Ich sage allerdings noch einmal: Wenn die Staatsverschuldung einen Staat handlungsunfähig zu machen droht, dann ist Sparen sozial gerecht.

Die neuesten Zahlen über die Wirtschaftsentwicklung geben Anlass zu Optimismus. Hatten noch im letzten Herbst die fünf Wirtschaftsweisen von einem "Aufschwung zwischen Hoffen und Bangen" gesprochen, überwiegt in den Prognosen heute die Zuversicht.

Die Deutsche Bank Research erwartet für dieses Jahr sogar ein Wachstum, das die Prognose aus dem Jahreswirtschaftsbericht - 1,6 Prozent - möglicherweise übertrifft.

Für das kommende Jahr erscheint ein Wachstum von 2,5 Prozent oder sogar etwas mehr durchaus realistisch.

Unser Programm "100.000 Jobs für junge Menschen" war ein durchschlagender Erfolg. Schon jetzt sind dadurch fast 160.000 junge Menschen in Arbeit und Ausbildung vermittelt worden. Im Bündnis für Arbeit haben wir darüber hinaus eine konkrete Lehrstellenzusage erreicht.

Die Zahl der Arbeitslosen wird aller Voraussicht nach in diesem Jahr um reichlich 200.000 zurückgehen. Dieser Trend wird sich bei Anziehen der Konjunktur im nächsten Jahr verstärkt fortsetzen.

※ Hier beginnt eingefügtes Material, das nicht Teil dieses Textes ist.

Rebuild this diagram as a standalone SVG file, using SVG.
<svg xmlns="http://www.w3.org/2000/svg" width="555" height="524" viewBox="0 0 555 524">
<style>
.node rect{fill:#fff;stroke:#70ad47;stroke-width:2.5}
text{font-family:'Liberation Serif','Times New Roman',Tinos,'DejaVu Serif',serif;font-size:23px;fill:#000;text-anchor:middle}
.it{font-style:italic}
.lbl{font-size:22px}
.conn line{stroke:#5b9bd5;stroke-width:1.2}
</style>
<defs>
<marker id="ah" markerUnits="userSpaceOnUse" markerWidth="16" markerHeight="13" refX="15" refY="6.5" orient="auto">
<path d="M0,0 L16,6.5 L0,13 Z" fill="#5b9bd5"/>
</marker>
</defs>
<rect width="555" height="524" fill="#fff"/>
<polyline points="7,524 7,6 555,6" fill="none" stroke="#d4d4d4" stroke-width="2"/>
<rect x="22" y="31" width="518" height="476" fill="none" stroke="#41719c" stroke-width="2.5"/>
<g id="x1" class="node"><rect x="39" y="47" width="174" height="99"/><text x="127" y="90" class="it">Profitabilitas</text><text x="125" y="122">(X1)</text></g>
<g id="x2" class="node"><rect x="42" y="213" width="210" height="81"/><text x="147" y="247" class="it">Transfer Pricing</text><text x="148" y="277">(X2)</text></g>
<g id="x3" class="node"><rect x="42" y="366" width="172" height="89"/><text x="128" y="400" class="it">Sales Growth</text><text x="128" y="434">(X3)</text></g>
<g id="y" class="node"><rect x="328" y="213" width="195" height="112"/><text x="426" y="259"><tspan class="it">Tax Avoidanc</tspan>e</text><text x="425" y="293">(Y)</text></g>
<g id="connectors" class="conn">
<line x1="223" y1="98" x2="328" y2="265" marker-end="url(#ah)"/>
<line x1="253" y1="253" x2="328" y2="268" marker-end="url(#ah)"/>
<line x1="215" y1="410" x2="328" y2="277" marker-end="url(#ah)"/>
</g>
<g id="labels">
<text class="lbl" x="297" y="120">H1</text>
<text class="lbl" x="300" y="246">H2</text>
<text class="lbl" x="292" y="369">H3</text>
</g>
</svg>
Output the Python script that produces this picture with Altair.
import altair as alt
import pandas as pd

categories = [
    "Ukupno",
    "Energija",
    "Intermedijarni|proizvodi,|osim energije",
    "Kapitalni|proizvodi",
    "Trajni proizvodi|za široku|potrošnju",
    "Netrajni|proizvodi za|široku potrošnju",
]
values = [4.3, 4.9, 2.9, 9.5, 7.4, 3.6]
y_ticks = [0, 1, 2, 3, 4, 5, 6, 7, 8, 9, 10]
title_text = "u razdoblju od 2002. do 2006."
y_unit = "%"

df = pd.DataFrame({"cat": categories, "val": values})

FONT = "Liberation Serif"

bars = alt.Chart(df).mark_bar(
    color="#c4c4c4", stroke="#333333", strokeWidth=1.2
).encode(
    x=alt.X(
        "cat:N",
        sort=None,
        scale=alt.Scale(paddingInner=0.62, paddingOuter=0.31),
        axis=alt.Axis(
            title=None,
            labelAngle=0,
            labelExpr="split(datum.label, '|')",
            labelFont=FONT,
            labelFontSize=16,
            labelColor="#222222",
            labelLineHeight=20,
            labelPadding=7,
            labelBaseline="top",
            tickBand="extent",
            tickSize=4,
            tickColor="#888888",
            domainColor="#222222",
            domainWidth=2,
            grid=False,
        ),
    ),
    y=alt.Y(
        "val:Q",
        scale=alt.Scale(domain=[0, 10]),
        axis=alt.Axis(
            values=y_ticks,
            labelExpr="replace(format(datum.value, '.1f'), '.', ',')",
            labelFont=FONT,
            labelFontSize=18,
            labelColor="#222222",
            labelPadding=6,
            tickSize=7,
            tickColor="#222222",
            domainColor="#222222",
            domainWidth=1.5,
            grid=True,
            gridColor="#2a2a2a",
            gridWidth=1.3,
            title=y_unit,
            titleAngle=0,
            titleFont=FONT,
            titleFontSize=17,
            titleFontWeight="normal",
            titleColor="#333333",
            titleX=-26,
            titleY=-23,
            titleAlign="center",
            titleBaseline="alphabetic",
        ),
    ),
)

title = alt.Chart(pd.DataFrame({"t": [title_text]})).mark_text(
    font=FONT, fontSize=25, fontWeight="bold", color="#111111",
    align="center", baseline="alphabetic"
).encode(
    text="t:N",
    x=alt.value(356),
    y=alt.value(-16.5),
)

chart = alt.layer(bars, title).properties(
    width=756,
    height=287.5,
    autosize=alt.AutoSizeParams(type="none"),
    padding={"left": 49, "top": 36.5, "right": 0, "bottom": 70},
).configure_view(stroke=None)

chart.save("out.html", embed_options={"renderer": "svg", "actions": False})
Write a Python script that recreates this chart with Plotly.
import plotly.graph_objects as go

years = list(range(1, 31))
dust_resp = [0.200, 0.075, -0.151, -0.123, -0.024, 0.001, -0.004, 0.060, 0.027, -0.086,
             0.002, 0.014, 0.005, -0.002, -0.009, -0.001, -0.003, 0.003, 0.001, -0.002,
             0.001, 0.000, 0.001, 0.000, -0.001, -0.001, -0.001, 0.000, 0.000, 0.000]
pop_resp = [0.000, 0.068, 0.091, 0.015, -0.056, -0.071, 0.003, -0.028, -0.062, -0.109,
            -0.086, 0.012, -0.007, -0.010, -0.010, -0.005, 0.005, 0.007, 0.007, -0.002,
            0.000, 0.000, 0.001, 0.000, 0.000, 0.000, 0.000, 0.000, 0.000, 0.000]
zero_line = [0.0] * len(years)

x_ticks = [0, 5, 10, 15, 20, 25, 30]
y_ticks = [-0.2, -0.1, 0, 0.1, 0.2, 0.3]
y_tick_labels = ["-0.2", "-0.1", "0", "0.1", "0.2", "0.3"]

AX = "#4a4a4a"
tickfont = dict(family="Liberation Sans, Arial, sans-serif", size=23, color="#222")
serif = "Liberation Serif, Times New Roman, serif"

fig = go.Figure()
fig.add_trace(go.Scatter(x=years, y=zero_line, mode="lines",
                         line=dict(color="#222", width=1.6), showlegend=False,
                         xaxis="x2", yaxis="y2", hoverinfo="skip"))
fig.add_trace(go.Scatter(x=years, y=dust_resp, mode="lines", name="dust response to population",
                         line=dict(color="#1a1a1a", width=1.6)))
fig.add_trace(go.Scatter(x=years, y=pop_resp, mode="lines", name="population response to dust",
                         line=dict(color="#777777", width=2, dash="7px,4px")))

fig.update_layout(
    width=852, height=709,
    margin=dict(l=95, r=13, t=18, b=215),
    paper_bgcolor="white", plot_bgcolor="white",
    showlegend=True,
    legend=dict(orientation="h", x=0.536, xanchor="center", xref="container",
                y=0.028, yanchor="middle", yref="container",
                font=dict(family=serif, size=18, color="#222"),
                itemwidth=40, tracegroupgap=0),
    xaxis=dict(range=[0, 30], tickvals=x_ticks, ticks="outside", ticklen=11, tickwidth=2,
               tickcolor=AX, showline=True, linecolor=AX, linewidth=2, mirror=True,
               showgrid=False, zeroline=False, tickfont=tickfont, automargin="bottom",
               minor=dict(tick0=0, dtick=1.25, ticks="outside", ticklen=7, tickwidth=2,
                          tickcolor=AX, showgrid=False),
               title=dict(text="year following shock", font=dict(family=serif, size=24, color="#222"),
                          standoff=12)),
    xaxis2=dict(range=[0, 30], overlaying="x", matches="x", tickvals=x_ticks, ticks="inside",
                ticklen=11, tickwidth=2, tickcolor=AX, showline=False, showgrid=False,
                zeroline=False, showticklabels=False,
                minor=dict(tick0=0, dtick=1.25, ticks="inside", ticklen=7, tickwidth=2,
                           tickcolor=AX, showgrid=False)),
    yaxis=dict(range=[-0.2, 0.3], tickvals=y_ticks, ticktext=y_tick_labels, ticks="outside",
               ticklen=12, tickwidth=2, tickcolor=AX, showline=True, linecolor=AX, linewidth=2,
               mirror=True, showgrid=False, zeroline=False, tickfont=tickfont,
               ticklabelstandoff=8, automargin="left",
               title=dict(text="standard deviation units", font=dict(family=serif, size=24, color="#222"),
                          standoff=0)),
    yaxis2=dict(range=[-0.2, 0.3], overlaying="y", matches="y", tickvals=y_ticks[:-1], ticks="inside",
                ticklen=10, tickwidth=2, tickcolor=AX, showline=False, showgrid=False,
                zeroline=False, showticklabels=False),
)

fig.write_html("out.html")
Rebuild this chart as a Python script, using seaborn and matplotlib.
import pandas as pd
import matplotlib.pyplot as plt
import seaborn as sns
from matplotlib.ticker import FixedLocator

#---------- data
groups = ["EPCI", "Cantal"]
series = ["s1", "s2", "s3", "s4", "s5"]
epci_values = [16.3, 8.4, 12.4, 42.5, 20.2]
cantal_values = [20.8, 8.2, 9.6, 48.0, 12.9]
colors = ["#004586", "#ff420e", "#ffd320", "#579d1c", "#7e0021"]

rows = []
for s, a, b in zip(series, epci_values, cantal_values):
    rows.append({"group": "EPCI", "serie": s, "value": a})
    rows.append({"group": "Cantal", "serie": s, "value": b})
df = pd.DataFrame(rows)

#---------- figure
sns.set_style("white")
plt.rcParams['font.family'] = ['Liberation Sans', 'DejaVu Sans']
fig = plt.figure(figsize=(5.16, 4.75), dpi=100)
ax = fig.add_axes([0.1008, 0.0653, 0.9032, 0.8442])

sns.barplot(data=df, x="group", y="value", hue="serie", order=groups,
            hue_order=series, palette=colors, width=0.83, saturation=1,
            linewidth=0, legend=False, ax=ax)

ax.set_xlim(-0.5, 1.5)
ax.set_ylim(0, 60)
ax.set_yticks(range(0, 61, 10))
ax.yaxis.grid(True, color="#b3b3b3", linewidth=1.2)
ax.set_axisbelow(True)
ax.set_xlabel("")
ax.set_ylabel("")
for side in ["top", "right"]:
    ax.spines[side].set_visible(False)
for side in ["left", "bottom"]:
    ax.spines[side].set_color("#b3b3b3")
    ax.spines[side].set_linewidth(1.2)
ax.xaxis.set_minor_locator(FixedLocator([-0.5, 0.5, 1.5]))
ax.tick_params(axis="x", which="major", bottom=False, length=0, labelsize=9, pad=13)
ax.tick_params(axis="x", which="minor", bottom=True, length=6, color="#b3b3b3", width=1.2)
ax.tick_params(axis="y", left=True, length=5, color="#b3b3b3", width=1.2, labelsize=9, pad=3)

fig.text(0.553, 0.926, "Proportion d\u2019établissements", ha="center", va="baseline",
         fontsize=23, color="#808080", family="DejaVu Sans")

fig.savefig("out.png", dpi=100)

Ich will auch meine Genugtuung nicht verhehlen, dass die Bundesbank in ihrem letzten Monatsbericht das Zukunftsprogramm der Bundesregierung als "eindrucksvoll" und für andere Länder nachahmenswert gelobt hat.

All das zeigt uns: Die Maßnahmen der Bundesregierung beginnen zu greifen. Wir sind auf dem richtigen Kurs. Und wir werden diesen Kurs fortsetzen.

Mit dem Steuerentlastungsgesetz 1999 bis 2002 werden Familien und Durchschnittsverdiener deutlich entlastet. Damit und mit anderen Maßnahmen stärken wir die Nachfrageseite.

Die Senkung der Unternehmenssteuersätze auf 25 Prozent ab 2001 - das heißt eine Gesamtbelastung einschließlich Gewerbesteuer von 35 % - löst Wachstumseffekte von der Angebotsseite her aus.

Sie sehen daran, dass wir es ernst meinen, wenn wir gesagt haben, dass wir uns nicht in den Scheinwiderspruch zwischen Angebots- und Nachfragepolitik stellen.

Aber, ich habe es vorhin schon angedeutet: Es geht um eine Wiederkehr der Politik. Dass wir alle heute aufgerufen sind, unser Gemeinwesen zu gestalten. Dass wir das nicht den Vertretern von Einzelinteressen überlassen dürfen.